-- START Available data --

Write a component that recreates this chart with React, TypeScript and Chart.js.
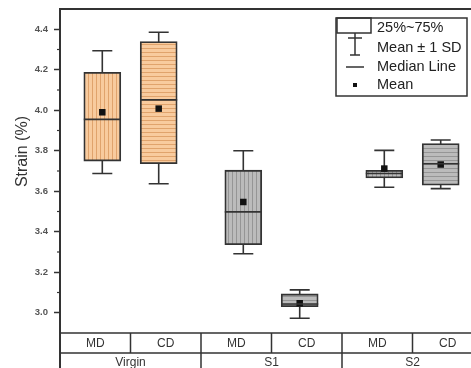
import React, { useEffect, useRef } from 'react';
import { Chart, registerables } from 'chart.js';
Chart.register(...registerables);

const FONT = "'Liberation Sans', Arial, sans-serif";

const groups = ['Virgin', 'S1', 'S2'];
const directions = ['MD', 'CD'];
// order: Virgin MD, Virgin CD, S1 MD, S1 CD, S2 MD, S2 CD
const q1 = [3.749, 3.736, 3.336, 3.030, 3.666, 3.630];
const q3 = [4.187, 4.339, 3.704, 3.093, 3.703, 3.836];
const medians = [3.955, 4.051, 3.498, 3.043, 3.688, 3.736];
const means = [3.990, 4.008, 3.547, 3.047, 3.712, 3.732];
const whiskerLow = [3.688, 3.637, 3.291, 2.973, 3.620, 3.613];
const whiskerHigh = [4.294, 4.385, 3.800, 3.113, 3.802, 3.853];
const yTicks = [3.0, 3.2, 3.4, 3.6, 3.8, 4.0, 4.2, 4.4];
const yMinorTicks = [3.1, 3.3, 3.5, 3.7, 3.9, 4.1, 4.3];
const legendLabels = ['25%~75%', 'Mean \u00b1 1 SD', 'Median Line', 'Mean'];
const axisTitle = 'Strain (%)';

const boxX = groups.flatMap((_, gi) => directions.map((__, di) => gi + 1 + (di === 0 ? -0.2 : 0.2)));
const BOX_W = 37;

function makePattern(bg: string, line: string, vertical: boolean) {
  const c = document.createElement('canvas');
  c.width = 4; c.height = 4;
  const x = c.getContext('2d')!;
  x.fillStyle = bg; x.fillRect(0, 0, 4, 4);
  x.fillStyle = line;
  if (vertical) x.fillRect(0, 0, 1, 4); else x.fillRect(0, 0, 4, 1);
  return x.createPattern(c, 'repeat')!;
}

const extras = {
  id: 'boxExtras',
  beforeDatasetsDraw(chart: any) {
    const { ctx, scales: { x, y } } = chart;
    ctx.save();
    ctx.strokeStyle = '#333';
    ctx.lineWidth = 1.6;
    boxX.forEach((bx, i) => {
      const px = x.getPixelForValue(bx);
      const lo = y.getPixelForValue(whiskerLow[i]);
      const hi = y.getPixelForValue(whiskerHigh[i]);
      ctx.beginPath();
      ctx.moveTo(px, lo); ctx.lineTo(px, hi);
      ctx.moveTo(px - 10, lo); ctx.lineTo(px + 10, lo);
      ctx.moveTo(px - 10, hi); ctx.lineTo(px + 10, hi);
      ctx.stroke();
    });
    ctx.restore();
  },
  afterDatasetsDraw(chart: any) {
    const { ctx, scales: { x, y } } = chart;
    ctx.save();
    ctx.strokeStyle = '#333';
    ctx.lineWidth = 1.6;
    boxX.forEach((bx, i) => {
      const px = x.getPixelForValue(bx);
      const py = y.getPixelForValue(medians[i]);
      ctx.beginPath();
      ctx.moveTo(px - BOX_W / 2, py); ctx.lineTo(px + BOX_W / 2, py);
      ctx.stroke();
    });
    ctx.restore();
  },
  afterDraw(chart: any) {
    const { ctx, chartArea: ca, scales: { x, y } } = chart;
    ctx.save();
    ctx.strokeStyle = '#333';
    // top frame
    ctx.lineWidth = 2;
    ctx.beginPath();
    ctx.moveTo(ca.left, ca.top); ctx.lineTo(ca.right, ca.top);
    ctx.moveTo(ca.left, ca.top); ctx.lineTo(ca.left, chart.height);
    ctx.stroke();
    // minor ticks
    ctx.lineWidth = 1.2;
    yMinorTicks.forEach((v) => {
      const py = y.getPixelForValue(v);
      ctx.beginPath(); ctx.moveTo(ca.left - 3, py); ctx.lineTo(ca.left, py); ctx.stroke();
    });
    // table
    const t0 = ca.bottom, t1 = ca.bottom + 20, t2 = ca.bottom + 40;
    ctx.lineWidth = 1.5;
    ctx.beginPath();
    [t0, t1, t2].forEach((ty) => { ctx.moveTo(ca.left, ty); ctx.lineTo(ca.right, ty); });
    groups.forEach((_, gi) => {
      const g = gi + 1;
      const pc = x.getPixelForValue(g);
      ctx.moveTo(pc, t0); ctx.lineTo(pc, t1);
      const pr = x.getPixelForValue(g + 0.5);
      ctx.moveTo(pr, t0); ctx.lineTo(pr, t2);
    });
    ctx.stroke();
    ctx.fillStyle = '#333';
    ctx.textAlign = 'center';
    ctx.textBaseline = 'middle';
    ctx.font = `12px ${FONT}`;
    groups.forEach((gname, gi) => {
      const g = gi + 1;
      directions.forEach((d, di) => {
        ctx.fillText(d, x.getPixelForValue(g + (di === 0 ? -0.25 : 0.25)), t0 + 10.5);
      });
      ctx.fillText(gname, x.getPixelForValue(g), t1 + 10);
    });
    // axis title
    ctx.save();
    ctx.translate(ca.left - 37, ca.top + ca.height * 0.44);
    ctx.rotate(-Math.PI / 2);
    ctx.font = `16px ${FONT}`;
    ctx.fillStyle = '#333';
    ctx.fillText(axisTitle, 0, 0);
    ctx.restore();
    // legend
    const lr = ca.right - 16, lt = ca.top + 9, lw = 131, lh = 78;
    const ll = lr - lw;
    ctx.lineWidth = 1.5;
    ctx.strokeStyle = '#333';
    ctx.fillStyle = '#fff';
    ctx.fillRect(ll, lt, lw, lh);
    ctx.strokeRect(ll, lt, lw, lh);
    ctx.strokeRect(ll + 1, lt, 34, 15);
    const sx = ll + 19;
    ctx.beginPath();
    ctx.moveTo(sx, lt + 15); ctx.lineTo(sx, lt + 37);
    ctx.moveTo(sx - 7, lt + 20); ctx.lineTo(sx + 7, lt + 20);
    ctx.moveTo(sx - 5, lt + 37); ctx.lineTo(sx + 5, lt + 37);
    ctx.moveTo(sx - 9, lt + 49); ctx.lineTo(sx + 9, lt + 49);
    ctx.stroke();
    ctx.fillStyle = '#111';
    ctx.fillRect(sx - 2, lt + 65, 4, 4);
    ctx.font = `14.5px ${FONT}`;
    ctx.textAlign = 'left';
    ctx.fillStyle = '#222';
    const rows = [10, 30, 49, 67];
    legendLabels.forEach((lab, i) => ctx.fillText(lab, ll + 41, lt + rows[i]));
    ctx.restore();
  },
};

export default function App() {
  const ref = useRef<HTMLCanvasElement>(null);
  useEffect(() => {
    const orange = '#F8CB9E', orangeLine = '#E0A36C';
    const gray = '#BBBBBB', grayLine = '#959595';
    const fills = [
      makePattern(orange, orangeLine, true),
      makePattern(orange, orangeLine, false),
      makePattern(gray, grayLine, true),
      makePattern(gray, grayLine, false),
      makePattern(gray, grayLine, true),
      makePattern(gray, grayLine, false),
    ];
    const chart = new Chart(ref.current!, {
      type: 'bar',
      data: {
        datasets: [
          {
            type: 'scatter',
            order: 0,
            data: boxX.map((bx, i) => ({ x: bx, y: means[i] })),
            pointStyle: 'rect',
            pointRadius: 4.6,
            backgroundColor: '#111',
            borderColor: '#111',
            borderWidth: 0,
          } as any,
          {
            type: 'bar',
            order: 1,
            data: boxX.map((bx, i) => ({ x: bx, y: [q1[i], q3[i]] })),
            backgroundColor: fills,
            borderColor: '#333',
            borderWidth: 1.8,
            borderSkipped: false,
            barThickness: BOX_W,
          } as any,
        ],
      },
      options: {
        animation: false,
        responsive: false,
        devicePixelRatio: 1,
        layout: { autoPadding: false, padding: { top: 9, right: 7, bottom: 35, left: 0 } },
        plugins: { legend: { display: false }, tooltip: { enabled: false } },
        scales: {
          x: { type: 'linear', min: 0.5, max: 3.5, offset: false, display: false },
          y: {
            type: 'linear',
            min: 2.9,
            max: 4.5,
            afterBuildTicks: (s: any) => { s.ticks = yTicks.map((v) => ({ value: v })); },
            afterFit: (s: any) => { s.width = 60; s.paddingTop = 0; s.paddingBottom = 0; },
            ticks: {
              callback: (v: any) => Number(v).toFixed(1),
              font: { size: 9.5, weight: 'bold', family: FONT },
              color: '#555',
              padding: 6,
            },
            grid: { drawOnChartArea: false, tickLength: 6, tickColor: '#333', tickWidth: 1.5 },
            border: { color: '#333', width: 2 },
          },
        },
      } as any,
      plugins: [extras],
    });
    return () => chart.destroy();
  }, []);
  return (
    <div style={{ position: 'absolute', left: 0, top: 0, width: 471, height: 368, overflow: 'hidden', background: '#fff' }}>
      <canvas ref={ref} width={490} height={368} style={{ display: 'block' }} />
    </div>
  );
}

-- END Available data --

Write out each line of the listing above, exactly, from its first line to the line holding "const BOX_W = 37;", inclusive. Skip the pictures.

Answer for this exercise →
Write a component that recreates this chart with React, TypeScript and Chart.js.
import React, { useEffect, useRef } from 'react';
import { Chart, registerables } from 'chart.js';
Chart.register(...registerables);

const FONT = "'Liberation Sans', Arial, sans-serif";

const groups = ['Virgin', 'S1', 'S2'];
const directions = ['MD', 'CD'];
// order: Virgin MD, Virgin CD, S1 MD, S1 CD, S2 MD, S2 CD
const q1 = [3.749, 3.736, 3.336, 3.030, 3.666, 3.630];
const q3 = [4.187, 4.339, 3.704, 3.093, 3.703, 3.836];
const medians = [3.955, 4.051, 3.498, 3.043, 3.688, 3.736];
const means = [3.990, 4.008, 3.547, 3.047, 3.712, 3.732];
const whiskerLow = [3.688, 3.637, 3.291, 2.973, 3.620, 3.613];
const whiskerHigh = [4.294, 4.385, 3.800, 3.113, 3.802, 3.853];
const yTicks = [3.0, 3.2, 3.4, 3.6, 3.8, 4.0, 4.2, 4.4];
const yMinorTicks = [3.1, 3.3, 3.5, 3.7, 3.9, 4.1, 4.3];
const legendLabels = ['25%~75%', 'Mean \u00b1 1 SD', 'Median Line', 'Mean'];
const axisTitle = 'Strain (%)';

const boxX = groups.flatMap((_, gi) => directions.map((__, di) => gi + 1 + (di === 0 ? -0.2 : 0.2)));
const BOX_W = 37;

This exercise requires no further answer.